Qué a oscuras o a ciegas andamos muchas veces. Queremos hacer y no podemos; buscamos lo bueno y andamos confundidos; intentamos e intentamos pero nos parece que ya nada sabemos hacer; andamos llenos de dolores y sufrimientos y nos parece que nada tiene sentido. Jesús viene a nosotros con su Palabra para iluminarnos, para darnos fuerzas, para crear ilusión y da esperanza a nuestro corazón, para darnos el verdadero sentido a nuestra vida. Escuchemos esa Palabra de Jesús en nuestro corazón como la escucharon aquella mañana los discípulos en el lago y todo comenzó a ser distinto para ellos.
‘Al saltar a tierra, ven unas brasas con un pescado puesto encima y pan… traed de los peces que acabáis de coger… vamos almorzad… y ninguno de los discípulos se atrevía a preguntarle quién era, porque sabían bien que era el Señor’. Jesús invita a comer a los discípulos que vuelven exhaustos de la tarea. Ese pescado asado y ese pan con la invitación de Jesús nos puede estar señalando muy bien esa invitación que nos hace Jesús para que vayamos a El y de El nos alimentemos. Es Jesús el que les da de comer. Es Jesús quien en verdad alimenta nuestra vida.
El se nos da en la Eucaristía, bien lo sabemos. Tampoco nosotros necesitaríamos preguntar porque sabemos que cuando venimos a la Eucaristía es Cristo mismo el que se nos da. Comiéndole a El vamos a tener vida y vida para siempre. El quiere ‘renovarnos con los sacramentos de vida eterna’, como expresaremos en la oración final de la Eucaristía, para que nos llenemos de vida para siempre, ‘alcanzar la resurrección gloriosa’.
Finalmente tomará aparte a Simón Pedro. ‘Simón, hijo de Juan, ¿me amas más que estos?’ Será la triple pregunta, el examen de amor que Jesús hará a Pedro. Este se pondrá triste a la tercera vez que le hace la misma pregunta, ‘Señor, tú conoces todo, tú sabes que te quiero’, porque quizá el recuerde su negación y traición. Pero Jesús no está preguntando por fracasos ni fallos, sino que Jesús está preguntando por el amor, para que sea un amor en plenitud.

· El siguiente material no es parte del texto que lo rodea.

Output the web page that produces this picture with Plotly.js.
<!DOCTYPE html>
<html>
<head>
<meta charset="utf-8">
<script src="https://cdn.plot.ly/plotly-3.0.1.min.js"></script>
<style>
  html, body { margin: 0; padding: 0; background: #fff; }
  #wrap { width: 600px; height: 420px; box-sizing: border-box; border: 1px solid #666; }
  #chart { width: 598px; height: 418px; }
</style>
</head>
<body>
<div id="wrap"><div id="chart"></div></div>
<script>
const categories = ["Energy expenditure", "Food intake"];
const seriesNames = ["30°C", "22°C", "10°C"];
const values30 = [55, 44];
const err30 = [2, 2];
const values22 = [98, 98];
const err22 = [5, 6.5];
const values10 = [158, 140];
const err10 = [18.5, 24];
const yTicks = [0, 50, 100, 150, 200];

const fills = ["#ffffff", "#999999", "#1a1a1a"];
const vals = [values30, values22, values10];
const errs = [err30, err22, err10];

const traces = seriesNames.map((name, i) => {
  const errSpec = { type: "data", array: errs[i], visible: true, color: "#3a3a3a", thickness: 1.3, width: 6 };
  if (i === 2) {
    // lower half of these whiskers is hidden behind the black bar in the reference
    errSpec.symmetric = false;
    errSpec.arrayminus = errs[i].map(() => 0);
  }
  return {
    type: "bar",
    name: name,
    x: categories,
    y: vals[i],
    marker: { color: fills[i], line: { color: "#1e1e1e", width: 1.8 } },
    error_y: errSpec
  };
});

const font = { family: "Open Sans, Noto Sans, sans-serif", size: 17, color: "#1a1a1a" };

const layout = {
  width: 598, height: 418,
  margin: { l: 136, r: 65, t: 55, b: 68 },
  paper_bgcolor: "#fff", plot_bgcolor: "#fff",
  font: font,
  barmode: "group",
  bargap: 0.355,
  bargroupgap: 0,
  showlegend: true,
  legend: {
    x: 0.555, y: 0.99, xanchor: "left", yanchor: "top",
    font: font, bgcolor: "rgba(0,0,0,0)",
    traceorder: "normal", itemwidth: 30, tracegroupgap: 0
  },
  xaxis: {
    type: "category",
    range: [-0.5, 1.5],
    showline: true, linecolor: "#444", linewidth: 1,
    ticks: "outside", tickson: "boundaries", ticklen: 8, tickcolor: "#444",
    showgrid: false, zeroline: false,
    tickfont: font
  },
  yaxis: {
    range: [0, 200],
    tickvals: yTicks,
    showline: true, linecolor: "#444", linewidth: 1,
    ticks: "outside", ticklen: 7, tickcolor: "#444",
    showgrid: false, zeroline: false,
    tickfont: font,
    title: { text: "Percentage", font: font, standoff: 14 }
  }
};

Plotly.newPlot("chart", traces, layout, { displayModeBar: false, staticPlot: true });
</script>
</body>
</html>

Un día le había dicho que sería piedra sobre la que fundamentar la Iglesia, ahora le dice que tiene que apacentar el rebaño. ‘Apacienta mis corderos, apacienta mis ovejas…’ Pescador o pastor Pedro estaba recibiendo una misión grande que Jesús le confiaba. Jesús sólo necesitará de su amor porque así sabe que será fiel para siempre, de manera que pueda confirmar en la fe a los hermanos.
‘Sígueme’, le dice Jesús. Le sigue en la fe; le sigue en el amor. Ahí estará siempre Pedro caminando delante porque está junto a Jesús, porque nos querrá llevar hasta Jesús. Será hoy Pedro el primero que se suba de nuevo a la barca para arrastrar la red hasta la orilla. Había aprendido la lección de cómo hay que hacer para ser el primero. Se hace servidor y por eso ahora sí será el primero, el que en nombre de Cristo nos apaciente, nos guíe nos ayude a caminar siempre hasta Jesús.

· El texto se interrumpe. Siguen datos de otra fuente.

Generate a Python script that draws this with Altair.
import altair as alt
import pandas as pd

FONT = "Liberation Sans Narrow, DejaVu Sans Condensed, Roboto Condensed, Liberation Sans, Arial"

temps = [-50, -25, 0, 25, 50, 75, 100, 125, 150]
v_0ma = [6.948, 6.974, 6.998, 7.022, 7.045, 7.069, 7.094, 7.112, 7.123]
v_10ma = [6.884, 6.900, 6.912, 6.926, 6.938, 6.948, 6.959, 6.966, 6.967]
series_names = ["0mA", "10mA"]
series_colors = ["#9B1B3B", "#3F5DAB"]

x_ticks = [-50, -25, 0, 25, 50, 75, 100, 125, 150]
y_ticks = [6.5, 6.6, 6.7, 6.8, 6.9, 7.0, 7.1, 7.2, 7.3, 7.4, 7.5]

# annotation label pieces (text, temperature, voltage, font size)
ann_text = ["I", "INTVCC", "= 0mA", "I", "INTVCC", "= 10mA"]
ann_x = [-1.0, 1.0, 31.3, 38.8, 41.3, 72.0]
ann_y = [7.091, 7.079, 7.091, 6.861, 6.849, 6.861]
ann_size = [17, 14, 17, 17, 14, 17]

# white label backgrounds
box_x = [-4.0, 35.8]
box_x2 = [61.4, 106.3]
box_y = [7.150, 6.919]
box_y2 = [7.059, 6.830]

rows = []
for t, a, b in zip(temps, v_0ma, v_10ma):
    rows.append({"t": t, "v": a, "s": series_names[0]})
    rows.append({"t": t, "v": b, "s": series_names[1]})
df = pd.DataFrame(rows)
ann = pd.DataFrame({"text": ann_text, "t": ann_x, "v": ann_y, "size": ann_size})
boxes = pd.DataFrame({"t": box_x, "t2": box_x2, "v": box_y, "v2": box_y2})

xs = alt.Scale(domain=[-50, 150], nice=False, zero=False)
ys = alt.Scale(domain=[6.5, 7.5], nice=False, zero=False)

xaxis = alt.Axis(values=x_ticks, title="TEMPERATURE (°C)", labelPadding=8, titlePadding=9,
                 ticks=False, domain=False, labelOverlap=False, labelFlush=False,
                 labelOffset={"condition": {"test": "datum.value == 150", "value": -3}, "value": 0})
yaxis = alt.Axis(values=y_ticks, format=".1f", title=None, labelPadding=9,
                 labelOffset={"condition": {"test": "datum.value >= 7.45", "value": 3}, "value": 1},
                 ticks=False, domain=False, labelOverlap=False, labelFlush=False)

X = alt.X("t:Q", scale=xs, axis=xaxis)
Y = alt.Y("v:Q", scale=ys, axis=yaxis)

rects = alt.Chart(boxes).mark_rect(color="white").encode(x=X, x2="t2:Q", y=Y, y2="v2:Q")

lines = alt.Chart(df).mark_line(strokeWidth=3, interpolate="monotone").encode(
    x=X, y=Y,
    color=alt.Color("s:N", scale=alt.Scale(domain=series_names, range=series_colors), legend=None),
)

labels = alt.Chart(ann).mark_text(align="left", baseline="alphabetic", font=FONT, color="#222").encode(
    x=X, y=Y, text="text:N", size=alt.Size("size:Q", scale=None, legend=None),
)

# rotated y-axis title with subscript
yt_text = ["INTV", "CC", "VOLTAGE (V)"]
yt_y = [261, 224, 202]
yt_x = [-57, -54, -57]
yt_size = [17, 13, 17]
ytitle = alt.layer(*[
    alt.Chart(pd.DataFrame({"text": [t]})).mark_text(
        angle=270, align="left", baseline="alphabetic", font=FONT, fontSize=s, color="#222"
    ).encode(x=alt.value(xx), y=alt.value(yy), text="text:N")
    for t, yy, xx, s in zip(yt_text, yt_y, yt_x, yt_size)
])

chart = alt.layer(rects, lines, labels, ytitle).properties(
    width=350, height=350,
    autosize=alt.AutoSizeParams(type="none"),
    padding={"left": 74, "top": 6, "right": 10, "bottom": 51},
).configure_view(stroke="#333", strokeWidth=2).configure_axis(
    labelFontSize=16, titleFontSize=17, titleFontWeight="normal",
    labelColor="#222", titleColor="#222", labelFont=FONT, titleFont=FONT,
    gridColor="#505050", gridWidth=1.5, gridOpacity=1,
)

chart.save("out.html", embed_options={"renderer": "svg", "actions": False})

Pero nosotros, todos, también hemos de pasar ese examen de amor, como el que le hizo Jesús a Pedro. Serán muchas nuestras debilidades y flaquezas, pero el Señor quiere mirar ahora la medida de nuestro amor. ¿Podremos decirle también como Pedro ‘tú sabes que te amo, tú lo conoces todo, y sabes que te quiero’?

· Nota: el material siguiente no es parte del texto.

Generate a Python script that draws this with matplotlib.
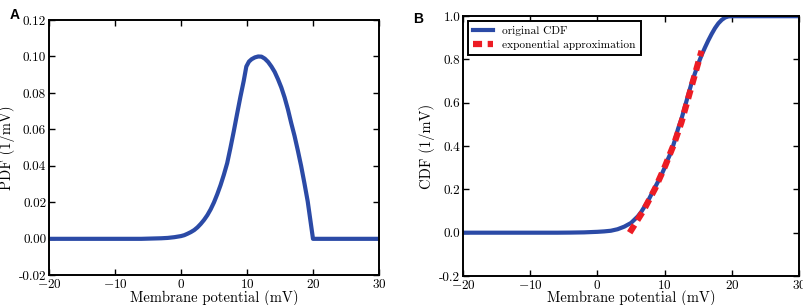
import matplotlib
matplotlib.use('Agg')
from matplotlib import pyplot as plt

plt.rcParams['font.family'] = 'serif'
plt.rcParams['font.serif'] = ['cmr10']
plt.rcParams['mathtext.fontset'] = 'cm'
plt.rcParams['axes.formatter.use_mathtext'] = True

## PDF (panel A)
pdf_v = [-20, -6, -5, -4, -3, -2, -1, 0, 0.5, 1, 1.5, 2, 2.5, 3, 3.5, 4, 4.5, 5, 5.5, 6,
         6.5, 7, 7.5, 8, 8.5, 9, 9.5, 9.9, 10.3, 10.7, 11.2, 11.7, 12.2, 12.7, 13.2, 13.7,
         14.2, 14.7, 15.2, 15.7, 16.2, 16.7, 17.2, 17.7, 18.2, 18.7, 19.2, 20, 30]
pdf_p = [0, 0, 0.0001, 0.0002, 0.0003, 0.0005, 0.0009, 0.0015, 0.002, 0.0028, 0.0037,
         0.0048, 0.0063, 0.0082, 0.0104, 0.013, 0.0162, 0.020, 0.0245, 0.0295, 0.0352,
         0.0415, 0.050, 0.059, 0.0685, 0.0778, 0.0865, 0.0945, 0.0972, 0.0985, 0.0995, 0.1,
         0.0999, 0.0988, 0.097, 0.0945, 0.0915, 0.0875, 0.083, 0.0775, 0.071, 0.0635,
         0.0565, 0.0485, 0.040, 0.0305, 0.0205, 0.0, 0]

## CDF (panel B)
cdf_v = [-20, -6, -4, -2, 0, 1, 2, 3, 4, 5, 5.5, 6, 6.5, 7, 7.5, 8, 8.5, 9, 9.5, 10, 10.5,
         11, 11.5, 12, 12.5, 13, 13.5, 14, 14.5, 15, 15.5, 16, 16.5, 17, 17.5, 18, 18.5,
         19, 19.5, 20, 30]
cdf_c = [0, 0, 0.0005, 0.0015, 0.004, 0.006, 0.009, 0.016, 0.028, 0.045, 0.06, 0.075,
         0.095, 0.12, 0.145, 0.175, 0.205, 0.235, 0.265, 0.3, 0.34, 0.375, 0.425, 0.48,
         0.525, 0.58, 0.635, 0.69, 0.735, 0.78, 0.82, 0.855, 0.888, 0.918, 0.945, 0.967,
         0.983, 0.994, 0.999, 1.0, 1.0]

## exponential approximation
exp_v = [4.8, 6.9, 8.6, 10.1, 11.4, 12.5, 13.5, 14.5, 15.5]
exp_c = [0.0, 0.105, 0.205, 0.31, 0.41, 0.51, 0.62, 0.73, 0.84]

blue = '#2b4aa6'
red = '#ec1c24'

fig = plt.figure(figsize=(8.04, 3.05), dpi=100)
ax1 = fig.add_axes([0.0609, 0.0974, 0.4105, 0.837])
ax2 = fig.add_axes([0.5759, 0.0951, 0.4179, 0.8518])

for ax in (ax1, ax2):
    ax.tick_params(direction='in', top=True, right=True, labelsize=9.5, length=4, width=1,
                   pad=2)
    for s in ax.spines.values():
        s.set_linewidth(1.4)
    ax.set_xlim(-20, 30)
    ax.set_xticks([-20, -10, 0, 10, 20, 30])
    ax.set_xlabel('Membrane potential (mV)', fontsize=10.5, labelpad=-1)

### Panel A
ax1.plot(pdf_v, pdf_p, color=blue, lw=3, solid_joinstyle='round')
ax1.set_ylim(-0.02, 0.12)
ax1.set_yticks([-0.02, 0, 0.02, 0.04, 0.06, 0.08, 0.10, 0.12])
ax1.yaxis.set_major_formatter(matplotlib.ticker.FormatStrFormatter('%.2f'))
ax1.set_ylabel('PDF (1/mV)', fontsize=10.5, labelpad=3)

### Panel B
ax2.plot(cdf_v, cdf_c, color=blue, lw=3, label='original CDF')
ax2.plot(exp_v, exp_c, color=red, lw=4.5, ls=(0, (1.45, 0.9)), label='exponential approximation')
ax2.set_ylim(-0.2, 1.0)
ax2.set_yticks([-0.2, 0, 0.2, 0.4, 0.6, 0.8, 1.0])
ax2.yaxis.set_major_formatter(matplotlib.ticker.FormatStrFormatter('%.1f'))
ax2.set_ylabel('CDF (1/mV)', fontsize=10.5, labelpad=3)
leg = ax2.legend(loc='upper left', fontsize=8.2, fancybox=False, edgecolor='black',
                 framealpha=1, borderaxespad=0.4, handlelength=1.8, borderpad=0.45,
                 labelspacing=0.35)
leg.get_frame().set_linewidth(1.4)

fig.text(0.012, 0.975, 'A', family='Liberation Sans', weight='bold', fontsize=10,
         va='top')
fig.text(0.514, 0.96, 'B', family='Liberation Sans', weight='bold', fontsize=10,
         va='top')

plt.savefig('out.png', dpi=100)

Creemos en El, queremos reconocerle siempre y correr para estar a su lado; queremos escuchar su Palabra que nos ilumine, nos guíe y nos fortalezca; queremos alimentarnos de El porque también nos sentimos invitamos a que vayamos a su Mesa. Será ahí donde alimentemos esa fe y ese amor. Será ahí donde aprenderemos a reconocerle como los discípulos de Emaús al partir el pan, pero caminando ese camino de amor aprenderemos también a reconocerle en el hermano, el que está a nuestro lado o más lejano, en el que sufre o en el que padece necesidad. Llenémonos de ese amor, sintámonos también nosotros amados del Señor y podremos como Juan reconocerle y decir ‘es el Señor’.